H2 Dissociation on H‑Precovered Ni(100) Surface: Physisorbed State and Coverage Dependence
2019-02-13T00:00:00Z (GMT) by
Hydrogen molecule dissociation on metal surfaces is a prototypical reaction for investigating the gas–surface interaction. To investigate the effect of lattice motion, the embedded cluster model is adopted to construct the quantum Ni(100) lattice, in which 11 Ni atoms are treated quantum mechanically. The direct and steady-state dissociation rates of H2 on H-precovered Ni(100) surface are calculated by quantum instanton method. Both the direct and steady-state dissociation rates on H-precovered Ni(100) are smaller than those on the clean Ni(100).

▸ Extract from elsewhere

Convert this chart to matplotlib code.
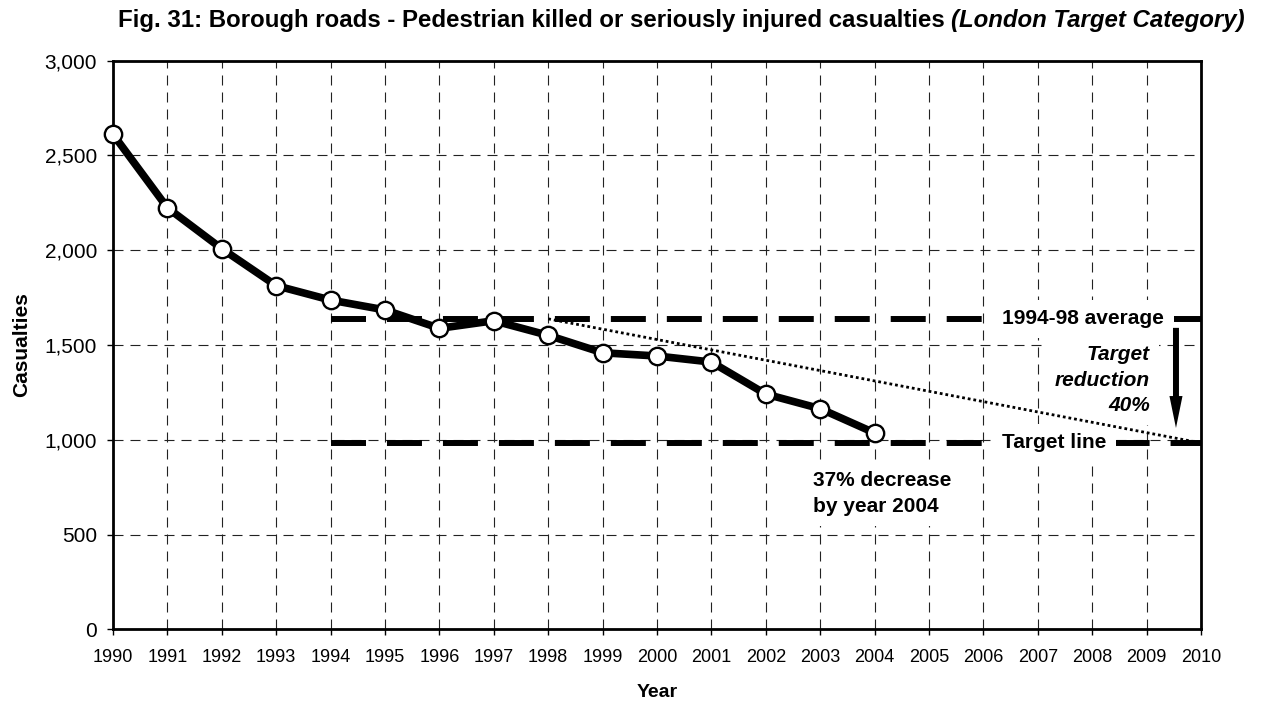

This is because the repulsive interaction between H2 and the preadsorbed H raises the potential energy barrier. Moreover, this repulsive interaction is inversely proportional to the distance between H2 and the preadsorbed H. Owing to the classical relaxation and entropy effect of Ni atoms, the lattice motion promotes H2 dissociation by lowering the free-energy barrier but it hinders H2 recombination by raising the free-energy barrier. There are remarkable kinetic isotope effects for the dissociation process, which is due to the entropy and quantum tunneling effects. However, no kinetic isotope effect is obtained for the recombination process.